- GIVEN EXERCISE: Return, exactly as written, the lines that start at the one holding "Emit a LaTeX" and end at the one holding "(220,233) -- (220,274);", with both of those lines kept. Skip any pictures.

- SUPPLIED RECORDS:
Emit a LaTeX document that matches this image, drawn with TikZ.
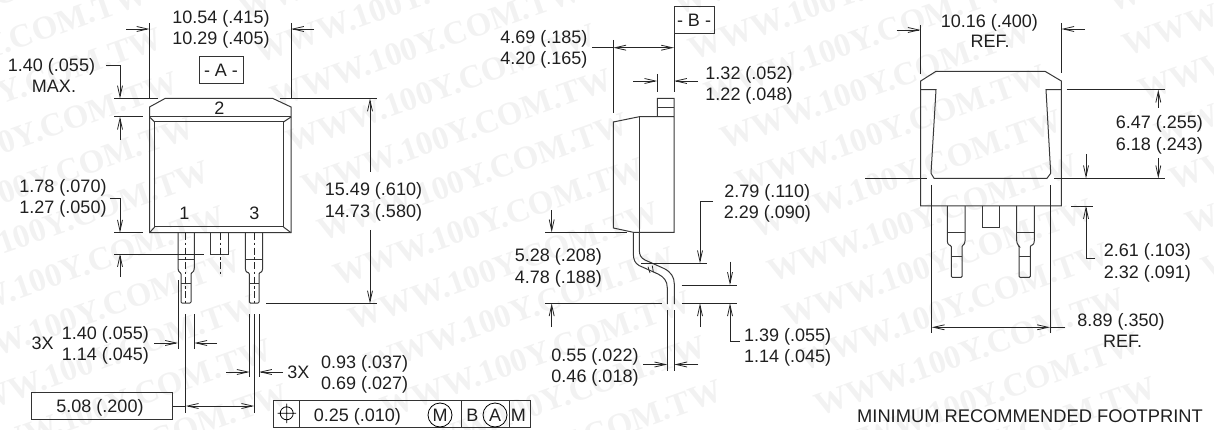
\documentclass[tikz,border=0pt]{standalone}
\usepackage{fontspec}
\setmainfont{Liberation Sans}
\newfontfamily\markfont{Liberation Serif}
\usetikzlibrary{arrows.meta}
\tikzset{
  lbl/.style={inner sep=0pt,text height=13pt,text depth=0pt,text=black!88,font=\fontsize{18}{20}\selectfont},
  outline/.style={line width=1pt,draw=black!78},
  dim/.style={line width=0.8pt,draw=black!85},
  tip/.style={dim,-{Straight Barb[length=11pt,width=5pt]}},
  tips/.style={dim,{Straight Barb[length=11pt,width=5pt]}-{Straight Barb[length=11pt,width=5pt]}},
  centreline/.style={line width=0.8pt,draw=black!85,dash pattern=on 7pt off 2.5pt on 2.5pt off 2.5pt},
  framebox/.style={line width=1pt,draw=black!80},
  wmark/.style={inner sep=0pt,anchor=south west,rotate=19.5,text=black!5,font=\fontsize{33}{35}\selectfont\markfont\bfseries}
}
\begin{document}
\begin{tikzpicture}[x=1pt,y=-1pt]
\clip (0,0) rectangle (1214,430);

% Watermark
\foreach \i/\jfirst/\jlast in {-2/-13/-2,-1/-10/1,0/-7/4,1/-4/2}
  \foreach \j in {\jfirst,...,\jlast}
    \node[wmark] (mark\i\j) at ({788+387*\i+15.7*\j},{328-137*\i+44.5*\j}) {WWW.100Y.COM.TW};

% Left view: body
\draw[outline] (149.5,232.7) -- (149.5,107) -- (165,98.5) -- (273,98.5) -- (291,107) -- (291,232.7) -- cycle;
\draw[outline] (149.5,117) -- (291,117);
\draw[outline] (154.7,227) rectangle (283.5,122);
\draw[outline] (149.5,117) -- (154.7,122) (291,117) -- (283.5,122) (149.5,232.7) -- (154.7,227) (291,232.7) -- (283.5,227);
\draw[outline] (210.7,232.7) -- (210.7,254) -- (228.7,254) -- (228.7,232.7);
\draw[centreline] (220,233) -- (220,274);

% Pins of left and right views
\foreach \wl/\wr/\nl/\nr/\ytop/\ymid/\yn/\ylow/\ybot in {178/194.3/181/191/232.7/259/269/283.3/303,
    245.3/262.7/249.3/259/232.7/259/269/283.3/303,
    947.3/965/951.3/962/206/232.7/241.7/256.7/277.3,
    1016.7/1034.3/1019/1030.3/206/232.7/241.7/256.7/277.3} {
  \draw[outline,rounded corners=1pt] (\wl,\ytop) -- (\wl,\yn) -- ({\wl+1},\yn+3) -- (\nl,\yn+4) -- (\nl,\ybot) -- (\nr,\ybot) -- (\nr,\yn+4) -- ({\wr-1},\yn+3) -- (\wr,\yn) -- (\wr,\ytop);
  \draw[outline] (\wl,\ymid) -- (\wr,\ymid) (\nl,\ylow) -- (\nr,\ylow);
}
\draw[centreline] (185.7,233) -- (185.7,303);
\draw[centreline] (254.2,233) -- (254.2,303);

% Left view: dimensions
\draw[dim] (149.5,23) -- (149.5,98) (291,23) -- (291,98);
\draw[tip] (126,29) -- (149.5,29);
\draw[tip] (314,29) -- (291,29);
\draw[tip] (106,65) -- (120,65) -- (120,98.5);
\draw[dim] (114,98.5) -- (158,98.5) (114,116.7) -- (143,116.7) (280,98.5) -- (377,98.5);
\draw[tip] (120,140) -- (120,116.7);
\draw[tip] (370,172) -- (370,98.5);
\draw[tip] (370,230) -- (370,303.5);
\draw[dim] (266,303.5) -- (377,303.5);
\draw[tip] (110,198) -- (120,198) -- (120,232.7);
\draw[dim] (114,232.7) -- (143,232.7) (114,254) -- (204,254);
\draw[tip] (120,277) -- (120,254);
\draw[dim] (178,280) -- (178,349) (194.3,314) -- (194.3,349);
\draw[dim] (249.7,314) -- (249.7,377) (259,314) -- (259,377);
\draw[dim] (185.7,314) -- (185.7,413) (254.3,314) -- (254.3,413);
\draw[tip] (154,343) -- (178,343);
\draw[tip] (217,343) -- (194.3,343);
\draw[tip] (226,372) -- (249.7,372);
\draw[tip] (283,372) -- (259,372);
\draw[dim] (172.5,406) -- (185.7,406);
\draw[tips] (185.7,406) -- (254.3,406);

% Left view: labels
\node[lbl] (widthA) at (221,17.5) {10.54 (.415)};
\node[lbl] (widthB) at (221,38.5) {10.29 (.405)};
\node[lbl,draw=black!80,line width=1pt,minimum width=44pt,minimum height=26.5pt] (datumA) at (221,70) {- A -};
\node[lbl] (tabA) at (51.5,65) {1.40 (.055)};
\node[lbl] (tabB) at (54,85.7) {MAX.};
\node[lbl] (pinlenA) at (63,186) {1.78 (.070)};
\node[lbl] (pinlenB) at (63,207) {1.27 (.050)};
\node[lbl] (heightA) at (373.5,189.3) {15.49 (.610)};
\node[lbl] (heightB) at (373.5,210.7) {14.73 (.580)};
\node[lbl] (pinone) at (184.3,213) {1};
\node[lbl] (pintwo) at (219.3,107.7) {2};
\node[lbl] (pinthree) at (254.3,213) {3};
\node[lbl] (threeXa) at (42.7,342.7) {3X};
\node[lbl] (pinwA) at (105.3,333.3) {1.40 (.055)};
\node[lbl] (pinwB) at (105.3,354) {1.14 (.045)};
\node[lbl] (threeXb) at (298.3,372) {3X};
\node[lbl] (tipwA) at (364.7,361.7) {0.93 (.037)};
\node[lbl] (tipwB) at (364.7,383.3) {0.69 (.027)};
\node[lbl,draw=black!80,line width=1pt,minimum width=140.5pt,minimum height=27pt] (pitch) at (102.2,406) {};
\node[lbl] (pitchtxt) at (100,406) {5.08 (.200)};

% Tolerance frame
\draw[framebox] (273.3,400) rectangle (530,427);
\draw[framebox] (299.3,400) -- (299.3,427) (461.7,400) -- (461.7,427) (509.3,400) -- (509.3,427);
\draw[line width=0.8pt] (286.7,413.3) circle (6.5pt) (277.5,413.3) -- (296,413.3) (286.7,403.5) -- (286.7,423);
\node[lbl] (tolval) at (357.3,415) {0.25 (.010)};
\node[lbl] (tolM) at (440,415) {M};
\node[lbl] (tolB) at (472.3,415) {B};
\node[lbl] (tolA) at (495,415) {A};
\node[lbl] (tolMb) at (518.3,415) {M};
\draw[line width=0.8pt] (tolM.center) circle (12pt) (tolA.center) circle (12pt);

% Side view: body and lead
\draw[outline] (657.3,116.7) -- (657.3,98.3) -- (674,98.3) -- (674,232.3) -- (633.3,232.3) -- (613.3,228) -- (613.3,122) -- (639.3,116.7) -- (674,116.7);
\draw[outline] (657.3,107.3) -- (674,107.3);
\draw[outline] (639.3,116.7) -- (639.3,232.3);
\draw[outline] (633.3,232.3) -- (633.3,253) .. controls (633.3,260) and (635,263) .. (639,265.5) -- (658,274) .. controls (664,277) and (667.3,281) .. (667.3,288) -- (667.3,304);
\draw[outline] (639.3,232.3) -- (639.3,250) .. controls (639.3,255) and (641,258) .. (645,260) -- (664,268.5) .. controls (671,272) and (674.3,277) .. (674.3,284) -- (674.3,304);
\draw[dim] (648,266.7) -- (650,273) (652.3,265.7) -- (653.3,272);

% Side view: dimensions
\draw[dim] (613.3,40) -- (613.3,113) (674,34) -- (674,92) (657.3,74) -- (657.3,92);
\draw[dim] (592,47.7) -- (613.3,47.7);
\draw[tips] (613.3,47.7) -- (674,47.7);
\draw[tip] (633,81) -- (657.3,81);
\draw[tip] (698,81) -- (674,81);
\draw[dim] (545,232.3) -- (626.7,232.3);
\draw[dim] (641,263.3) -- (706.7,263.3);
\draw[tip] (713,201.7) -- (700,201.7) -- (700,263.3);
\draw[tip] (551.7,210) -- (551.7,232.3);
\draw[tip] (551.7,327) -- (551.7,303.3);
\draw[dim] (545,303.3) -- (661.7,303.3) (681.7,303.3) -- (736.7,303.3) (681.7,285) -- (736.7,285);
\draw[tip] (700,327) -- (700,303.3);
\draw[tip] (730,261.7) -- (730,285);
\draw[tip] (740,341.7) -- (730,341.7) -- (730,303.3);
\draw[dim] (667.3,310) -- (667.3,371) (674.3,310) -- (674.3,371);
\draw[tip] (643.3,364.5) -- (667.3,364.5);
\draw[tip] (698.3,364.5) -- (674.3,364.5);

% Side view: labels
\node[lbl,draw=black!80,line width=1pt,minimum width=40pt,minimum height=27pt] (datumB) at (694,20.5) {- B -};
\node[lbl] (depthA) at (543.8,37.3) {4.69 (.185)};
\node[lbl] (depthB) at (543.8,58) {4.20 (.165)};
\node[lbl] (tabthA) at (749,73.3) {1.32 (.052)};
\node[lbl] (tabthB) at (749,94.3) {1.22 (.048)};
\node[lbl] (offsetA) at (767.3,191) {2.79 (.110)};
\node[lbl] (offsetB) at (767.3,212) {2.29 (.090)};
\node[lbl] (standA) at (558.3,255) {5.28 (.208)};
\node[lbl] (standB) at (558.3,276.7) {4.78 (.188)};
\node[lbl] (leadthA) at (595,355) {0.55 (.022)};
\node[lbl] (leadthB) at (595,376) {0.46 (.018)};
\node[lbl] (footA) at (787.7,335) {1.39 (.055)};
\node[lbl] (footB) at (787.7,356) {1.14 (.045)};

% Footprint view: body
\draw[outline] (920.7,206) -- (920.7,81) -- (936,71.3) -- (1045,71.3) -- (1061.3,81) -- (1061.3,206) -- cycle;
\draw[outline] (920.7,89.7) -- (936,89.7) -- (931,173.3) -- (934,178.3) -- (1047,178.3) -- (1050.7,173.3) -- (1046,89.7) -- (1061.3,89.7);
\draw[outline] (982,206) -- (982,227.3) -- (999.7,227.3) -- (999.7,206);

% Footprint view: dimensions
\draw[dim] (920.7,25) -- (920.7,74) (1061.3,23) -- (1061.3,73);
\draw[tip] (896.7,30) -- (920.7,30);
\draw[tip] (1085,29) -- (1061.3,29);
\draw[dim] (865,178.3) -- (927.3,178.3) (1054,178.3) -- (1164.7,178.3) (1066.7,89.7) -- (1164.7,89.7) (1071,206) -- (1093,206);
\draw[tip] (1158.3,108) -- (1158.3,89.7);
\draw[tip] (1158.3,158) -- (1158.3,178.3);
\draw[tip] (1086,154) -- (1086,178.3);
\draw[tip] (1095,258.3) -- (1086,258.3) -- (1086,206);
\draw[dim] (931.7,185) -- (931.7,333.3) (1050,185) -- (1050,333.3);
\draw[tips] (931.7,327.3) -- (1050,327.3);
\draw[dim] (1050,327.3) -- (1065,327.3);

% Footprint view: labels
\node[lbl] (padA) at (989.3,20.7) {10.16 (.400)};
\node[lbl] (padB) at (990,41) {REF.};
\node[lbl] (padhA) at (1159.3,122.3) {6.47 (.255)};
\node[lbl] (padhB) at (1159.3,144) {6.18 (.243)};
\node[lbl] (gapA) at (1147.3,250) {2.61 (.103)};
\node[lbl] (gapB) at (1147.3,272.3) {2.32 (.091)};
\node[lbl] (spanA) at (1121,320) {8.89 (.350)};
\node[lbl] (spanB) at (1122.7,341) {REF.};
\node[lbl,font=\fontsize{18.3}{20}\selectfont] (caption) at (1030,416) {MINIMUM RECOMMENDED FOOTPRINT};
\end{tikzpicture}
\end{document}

* * *

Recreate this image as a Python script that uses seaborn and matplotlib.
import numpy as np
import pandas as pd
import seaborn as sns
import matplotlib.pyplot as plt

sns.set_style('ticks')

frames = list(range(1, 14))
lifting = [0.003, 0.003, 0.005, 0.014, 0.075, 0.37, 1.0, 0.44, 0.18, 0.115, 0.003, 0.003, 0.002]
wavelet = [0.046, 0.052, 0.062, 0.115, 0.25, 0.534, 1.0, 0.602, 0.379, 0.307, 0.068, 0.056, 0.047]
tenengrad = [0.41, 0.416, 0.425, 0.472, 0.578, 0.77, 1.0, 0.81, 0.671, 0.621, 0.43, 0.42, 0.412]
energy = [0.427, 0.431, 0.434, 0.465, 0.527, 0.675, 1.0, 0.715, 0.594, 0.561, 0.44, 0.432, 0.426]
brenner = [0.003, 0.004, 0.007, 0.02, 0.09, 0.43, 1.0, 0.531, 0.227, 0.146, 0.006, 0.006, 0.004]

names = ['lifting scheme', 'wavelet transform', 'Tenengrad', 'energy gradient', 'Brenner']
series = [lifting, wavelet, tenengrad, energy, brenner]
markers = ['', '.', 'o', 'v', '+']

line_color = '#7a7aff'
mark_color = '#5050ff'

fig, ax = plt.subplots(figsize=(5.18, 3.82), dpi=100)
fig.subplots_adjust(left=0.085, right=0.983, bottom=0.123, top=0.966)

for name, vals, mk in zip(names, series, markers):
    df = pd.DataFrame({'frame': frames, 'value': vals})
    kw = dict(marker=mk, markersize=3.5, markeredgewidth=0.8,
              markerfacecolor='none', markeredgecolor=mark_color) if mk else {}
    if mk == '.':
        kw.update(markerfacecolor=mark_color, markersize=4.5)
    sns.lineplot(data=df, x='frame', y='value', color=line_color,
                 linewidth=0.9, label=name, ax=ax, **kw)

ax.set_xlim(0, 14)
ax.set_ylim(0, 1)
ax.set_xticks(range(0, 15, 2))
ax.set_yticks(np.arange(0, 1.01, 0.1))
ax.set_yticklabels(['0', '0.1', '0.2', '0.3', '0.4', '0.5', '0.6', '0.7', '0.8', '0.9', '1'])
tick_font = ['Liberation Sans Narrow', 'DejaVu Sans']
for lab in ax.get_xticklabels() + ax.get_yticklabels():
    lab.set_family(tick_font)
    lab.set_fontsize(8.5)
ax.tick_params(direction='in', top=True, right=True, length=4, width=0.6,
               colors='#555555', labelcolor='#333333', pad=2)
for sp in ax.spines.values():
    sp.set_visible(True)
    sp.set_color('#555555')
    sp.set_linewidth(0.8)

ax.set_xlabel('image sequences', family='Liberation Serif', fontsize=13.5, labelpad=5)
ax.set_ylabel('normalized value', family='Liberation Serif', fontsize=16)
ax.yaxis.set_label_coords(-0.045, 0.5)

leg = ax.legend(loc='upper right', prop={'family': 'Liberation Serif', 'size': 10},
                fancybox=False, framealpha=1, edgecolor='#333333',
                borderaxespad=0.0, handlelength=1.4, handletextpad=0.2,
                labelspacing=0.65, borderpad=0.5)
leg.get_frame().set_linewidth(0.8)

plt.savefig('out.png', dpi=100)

- EXERCISE ANSWER:
Emit a LaTeX document that matches this image, drawn with TikZ.
\documentclass[tikz,border=0pt]{standalone}
\usepackage{fontspec}
\setmainfont{Liberation Sans}
\newfontfamily\markfont{Liberation Serif}
\usetikzlibrary{arrows.meta}
\tikzset{
  lbl/.style={inner sep=0pt,text height=13pt,text depth=0pt,text=black!88,font=\fontsize{18}{20}\selectfont},
  outline/.style={line width=1pt,draw=black!78},
  dim/.style={line width=0.8pt,draw=black!85},
  tip/.style={dim,-{Straight Barb[length=11pt,width=5pt]}},
  tips/.style={dim,{Straight Barb[length=11pt,width=5pt]}-{Straight Barb[length=11pt,width=5pt]}},
  centreline/.style={line width=0.8pt,draw=black!85,dash pattern=on 7pt off 2.5pt on 2.5pt off 2.5pt},
  framebox/.style={line width=1pt,draw=black!80},
  wmark/.style={inner sep=0pt,anchor=south west,rotate=19.5,text=black!5,font=\fontsize{33}{35}\selectfont\markfont\bfseries}
}
\begin{document}
\begin{tikzpicture}[x=1pt,y=-1pt]
\clip (0,0) rectangle (1214,430);

% Watermark
\foreach \i/\jfirst/\jlast in {-2/-13/-2,-1/-10/1,0/-7/4,1/-4/2}
  \foreach \j in {\jfirst,...,\jlast}
    \node[wmark] (mark\i\j) at ({788+387*\i+15.7*\j},{328-137*\i+44.5*\j}) {WWW.100Y.COM.TW};

% Left view: body
\draw[outline] (149.5,232.7) -- (149.5,107) -- (165,98.5) -- (273,98.5) -- (291,107) -- (291,232.7) -- cycle;
\draw[outline] (149.5,117) -- (291,117);
\draw[outline] (154.7,227) rectangle (283.5,122);
\draw[outline] (149.5,117) -- (154.7,122) (291,117) -- (283.5,122) (149.5,232.7) -- (154.7,227) (291,232.7) -- (283.5,227);
\draw[outline] (210.7,232.7) -- (210.7,254) -- (228.7,254) -- (228.7,232.7);
\draw[centreline] (220,233) -- (220,274);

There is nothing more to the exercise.